### MATERIAL PROVIDED
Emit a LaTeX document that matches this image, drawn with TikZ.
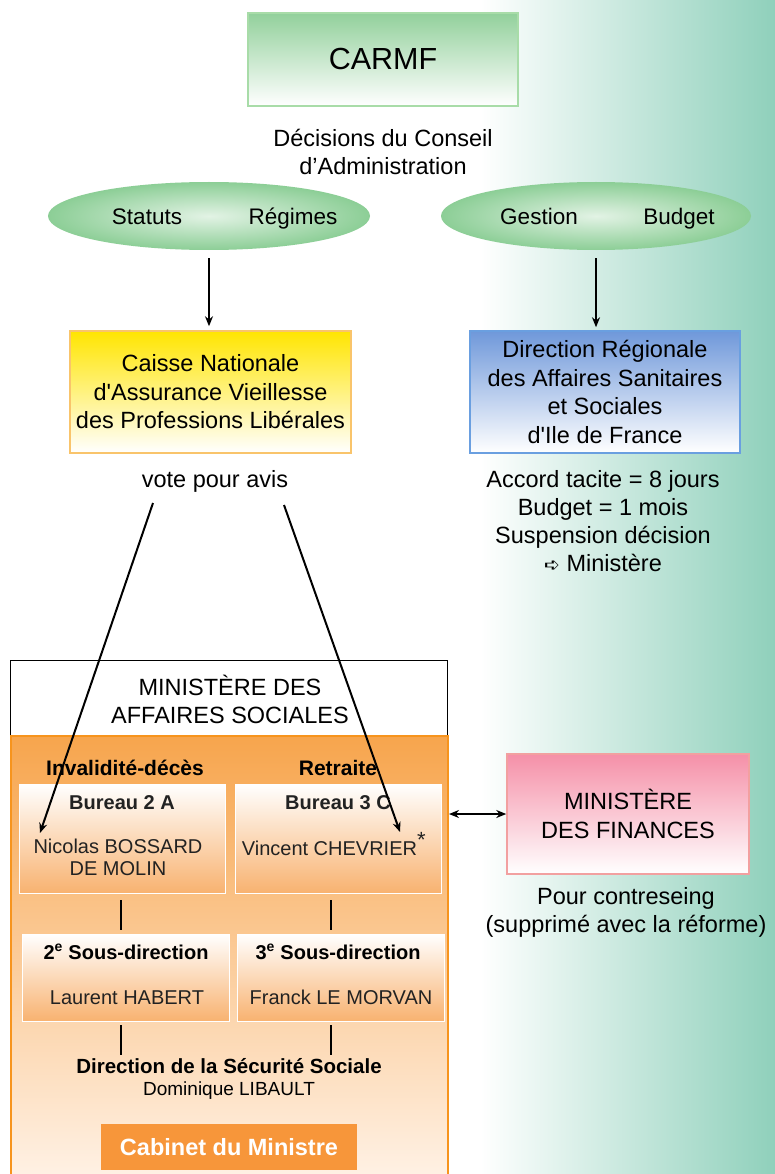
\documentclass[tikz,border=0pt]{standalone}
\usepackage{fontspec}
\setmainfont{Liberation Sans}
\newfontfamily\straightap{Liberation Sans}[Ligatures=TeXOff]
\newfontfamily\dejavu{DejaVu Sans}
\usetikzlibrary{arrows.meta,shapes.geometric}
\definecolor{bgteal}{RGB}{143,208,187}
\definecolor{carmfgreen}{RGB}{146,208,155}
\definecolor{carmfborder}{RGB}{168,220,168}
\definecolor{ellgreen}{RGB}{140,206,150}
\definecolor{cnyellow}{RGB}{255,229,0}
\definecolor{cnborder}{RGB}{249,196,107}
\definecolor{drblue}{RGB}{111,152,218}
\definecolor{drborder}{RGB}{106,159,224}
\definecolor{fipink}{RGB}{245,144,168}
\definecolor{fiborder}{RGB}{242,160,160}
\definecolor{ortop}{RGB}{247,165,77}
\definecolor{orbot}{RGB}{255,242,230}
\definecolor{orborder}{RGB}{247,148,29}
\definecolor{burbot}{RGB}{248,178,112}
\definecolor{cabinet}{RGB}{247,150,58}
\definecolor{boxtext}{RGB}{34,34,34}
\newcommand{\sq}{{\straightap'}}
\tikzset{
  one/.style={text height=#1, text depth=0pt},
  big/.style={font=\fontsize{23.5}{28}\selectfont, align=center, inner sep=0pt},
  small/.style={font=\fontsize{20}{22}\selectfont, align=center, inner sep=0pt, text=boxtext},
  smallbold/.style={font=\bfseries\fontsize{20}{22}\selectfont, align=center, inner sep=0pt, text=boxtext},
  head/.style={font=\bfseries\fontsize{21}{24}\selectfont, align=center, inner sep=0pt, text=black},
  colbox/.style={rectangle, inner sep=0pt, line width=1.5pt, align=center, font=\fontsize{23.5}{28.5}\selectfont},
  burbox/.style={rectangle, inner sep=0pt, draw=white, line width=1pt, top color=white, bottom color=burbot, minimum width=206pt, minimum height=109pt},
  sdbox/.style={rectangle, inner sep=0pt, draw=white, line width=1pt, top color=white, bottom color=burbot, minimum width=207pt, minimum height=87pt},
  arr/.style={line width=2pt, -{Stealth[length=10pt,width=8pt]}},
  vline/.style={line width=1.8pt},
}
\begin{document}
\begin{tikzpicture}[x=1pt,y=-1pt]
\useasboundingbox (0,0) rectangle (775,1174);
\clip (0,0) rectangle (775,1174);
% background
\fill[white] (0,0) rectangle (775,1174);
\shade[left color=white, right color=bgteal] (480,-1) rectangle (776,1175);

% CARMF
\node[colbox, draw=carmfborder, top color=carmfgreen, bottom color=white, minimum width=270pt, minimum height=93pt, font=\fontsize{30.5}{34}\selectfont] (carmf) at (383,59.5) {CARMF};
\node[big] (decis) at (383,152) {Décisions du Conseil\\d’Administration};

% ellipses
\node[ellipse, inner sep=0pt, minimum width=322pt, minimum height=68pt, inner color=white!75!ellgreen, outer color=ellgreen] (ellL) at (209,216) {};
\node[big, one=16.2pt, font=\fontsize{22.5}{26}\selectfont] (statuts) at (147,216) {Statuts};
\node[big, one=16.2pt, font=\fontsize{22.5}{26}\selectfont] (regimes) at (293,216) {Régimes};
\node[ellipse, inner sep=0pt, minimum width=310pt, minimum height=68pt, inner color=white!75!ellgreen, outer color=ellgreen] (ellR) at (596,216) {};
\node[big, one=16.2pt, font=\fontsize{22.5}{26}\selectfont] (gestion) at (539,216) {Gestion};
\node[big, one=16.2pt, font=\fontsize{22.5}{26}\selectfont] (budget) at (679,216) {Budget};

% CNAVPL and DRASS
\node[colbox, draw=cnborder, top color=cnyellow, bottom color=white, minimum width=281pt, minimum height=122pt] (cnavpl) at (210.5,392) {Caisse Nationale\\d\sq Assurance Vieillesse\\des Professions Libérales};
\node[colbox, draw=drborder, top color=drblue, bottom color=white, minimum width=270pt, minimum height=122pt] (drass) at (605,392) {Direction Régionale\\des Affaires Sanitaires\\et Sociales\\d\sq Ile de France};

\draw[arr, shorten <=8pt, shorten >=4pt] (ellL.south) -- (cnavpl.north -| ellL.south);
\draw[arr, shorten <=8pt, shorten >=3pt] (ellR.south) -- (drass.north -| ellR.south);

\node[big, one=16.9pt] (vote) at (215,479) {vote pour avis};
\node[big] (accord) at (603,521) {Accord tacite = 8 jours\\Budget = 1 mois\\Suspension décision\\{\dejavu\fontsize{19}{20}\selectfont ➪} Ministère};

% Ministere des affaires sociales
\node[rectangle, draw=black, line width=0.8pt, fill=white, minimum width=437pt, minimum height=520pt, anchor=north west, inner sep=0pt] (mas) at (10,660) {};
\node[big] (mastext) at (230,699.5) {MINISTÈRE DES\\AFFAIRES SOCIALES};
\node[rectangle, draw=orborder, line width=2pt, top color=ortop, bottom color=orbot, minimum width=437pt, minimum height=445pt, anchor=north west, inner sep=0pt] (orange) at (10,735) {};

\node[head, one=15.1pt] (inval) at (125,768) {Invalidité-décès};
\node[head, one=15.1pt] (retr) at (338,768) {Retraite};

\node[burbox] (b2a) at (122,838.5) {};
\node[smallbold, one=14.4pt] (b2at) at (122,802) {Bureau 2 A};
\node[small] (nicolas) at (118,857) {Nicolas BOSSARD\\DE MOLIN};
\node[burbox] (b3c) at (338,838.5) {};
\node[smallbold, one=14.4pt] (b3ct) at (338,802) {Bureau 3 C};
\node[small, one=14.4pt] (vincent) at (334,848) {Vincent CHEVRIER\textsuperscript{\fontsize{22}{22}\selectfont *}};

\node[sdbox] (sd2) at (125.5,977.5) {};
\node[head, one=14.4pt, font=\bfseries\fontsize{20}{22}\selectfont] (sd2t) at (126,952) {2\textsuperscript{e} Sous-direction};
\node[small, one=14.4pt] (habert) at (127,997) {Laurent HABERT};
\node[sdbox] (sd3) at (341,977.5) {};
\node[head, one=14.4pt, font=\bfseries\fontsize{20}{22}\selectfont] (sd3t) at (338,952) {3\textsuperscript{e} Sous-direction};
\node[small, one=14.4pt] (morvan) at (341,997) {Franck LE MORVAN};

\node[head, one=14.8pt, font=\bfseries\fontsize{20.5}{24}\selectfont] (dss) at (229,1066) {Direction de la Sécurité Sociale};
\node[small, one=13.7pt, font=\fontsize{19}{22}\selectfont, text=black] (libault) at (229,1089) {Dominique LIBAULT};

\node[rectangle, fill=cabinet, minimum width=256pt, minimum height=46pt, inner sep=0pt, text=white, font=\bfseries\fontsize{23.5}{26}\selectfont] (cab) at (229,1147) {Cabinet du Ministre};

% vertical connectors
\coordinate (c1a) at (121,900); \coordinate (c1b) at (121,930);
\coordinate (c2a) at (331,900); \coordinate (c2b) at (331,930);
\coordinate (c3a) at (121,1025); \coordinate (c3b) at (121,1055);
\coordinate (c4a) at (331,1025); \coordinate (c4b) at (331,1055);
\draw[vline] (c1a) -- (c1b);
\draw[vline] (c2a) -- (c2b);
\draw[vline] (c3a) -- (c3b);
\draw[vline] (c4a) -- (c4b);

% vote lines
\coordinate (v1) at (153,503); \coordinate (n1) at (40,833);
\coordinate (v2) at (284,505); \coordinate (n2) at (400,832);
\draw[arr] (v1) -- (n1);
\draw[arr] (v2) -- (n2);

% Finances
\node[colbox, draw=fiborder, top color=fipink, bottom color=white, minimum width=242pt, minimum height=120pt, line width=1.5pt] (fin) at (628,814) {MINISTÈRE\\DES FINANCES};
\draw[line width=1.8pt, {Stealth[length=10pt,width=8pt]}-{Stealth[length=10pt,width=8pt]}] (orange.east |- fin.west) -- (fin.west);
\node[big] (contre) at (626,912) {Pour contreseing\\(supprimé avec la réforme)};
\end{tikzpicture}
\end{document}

### TASK DESCRIPTION
Would you reproduce the lines above, from the very first through the line containing "(480,-1) rectangle (776,1175);", exactly and without the pictures?

### RESULT
Emit a LaTeX document that matches this image, drawn with TikZ.
\documentclass[tikz,border=0pt]{standalone}
\usepackage{fontspec}
\setmainfont{Liberation Sans}
\newfontfamily\straightap{Liberation Sans}[Ligatures=TeXOff]
\newfontfamily\dejavu{DejaVu Sans}
\usetikzlibrary{arrows.meta,shapes.geometric}
\definecolor{bgteal}{RGB}{143,208,187}
\definecolor{carmfgreen}{RGB}{146,208,155}
\definecolor{carmfborder}{RGB}{168,220,168}
\definecolor{ellgreen}{RGB}{140,206,150}
\definecolor{cnyellow}{RGB}{255,229,0}
\definecolor{cnborder}{RGB}{249,196,107}
\definecolor{drblue}{RGB}{111,152,218}
\definecolor{drborder}{RGB}{106,159,224}
\definecolor{fipink}{RGB}{245,144,168}
\definecolor{fiborder}{RGB}{242,160,160}
\definecolor{ortop}{RGB}{247,165,77}
\definecolor{orbot}{RGB}{255,242,230}
\definecolor{orborder}{RGB}{247,148,29}
\definecolor{burbot}{RGB}{248,178,112}
\definecolor{cabinet}{RGB}{247,150,58}
\definecolor{boxtext}{RGB}{34,34,34}
\newcommand{\sq}{{\straightap'}}
\tikzset{
  one/.style={text height=#1, text depth=0pt},
  big/.style={font=\fontsize{23.5}{28}\selectfont, align=center, inner sep=0pt},
  small/.style={font=\fontsize{20}{22}\selectfont, align=center, inner sep=0pt, text=boxtext},
  smallbold/.style={font=\bfseries\fontsize{20}{22}\selectfont, align=center, inner sep=0pt, text=boxtext},
  head/.style={font=\bfseries\fontsize{21}{24}\selectfont, align=center, inner sep=0pt, text=black},
  colbox/.style={rectangle, inner sep=0pt, line width=1.5pt, align=center, font=\fontsize{23.5}{28.5}\selectfont},
  burbox/.style={rectangle, inner sep=0pt, draw=white, line width=1pt, top color=white, bottom color=burbot, minimum width=206pt, minimum height=109pt},
  sdbox/.style={rectangle, inner sep=0pt, draw=white, line width=1pt, top color=white, bottom color=burbot, minimum width=207pt, minimum height=87pt},
  arr/.style={line width=2pt, -{Stealth[length=10pt,width=8pt]}},
  vline/.style={line width=1.8pt},
}
\begin{document}
\begin{tikzpicture}[x=1pt,y=-1pt]
\useasboundingbox (0,0) rectangle (775,1174);
\clip (0,0) rectangle (775,1174);
% background
\fill[white] (0,0) rectangle (775,1174);
\shade[left color=white, right color=bgteal] (480,-1) rectangle (776,1175);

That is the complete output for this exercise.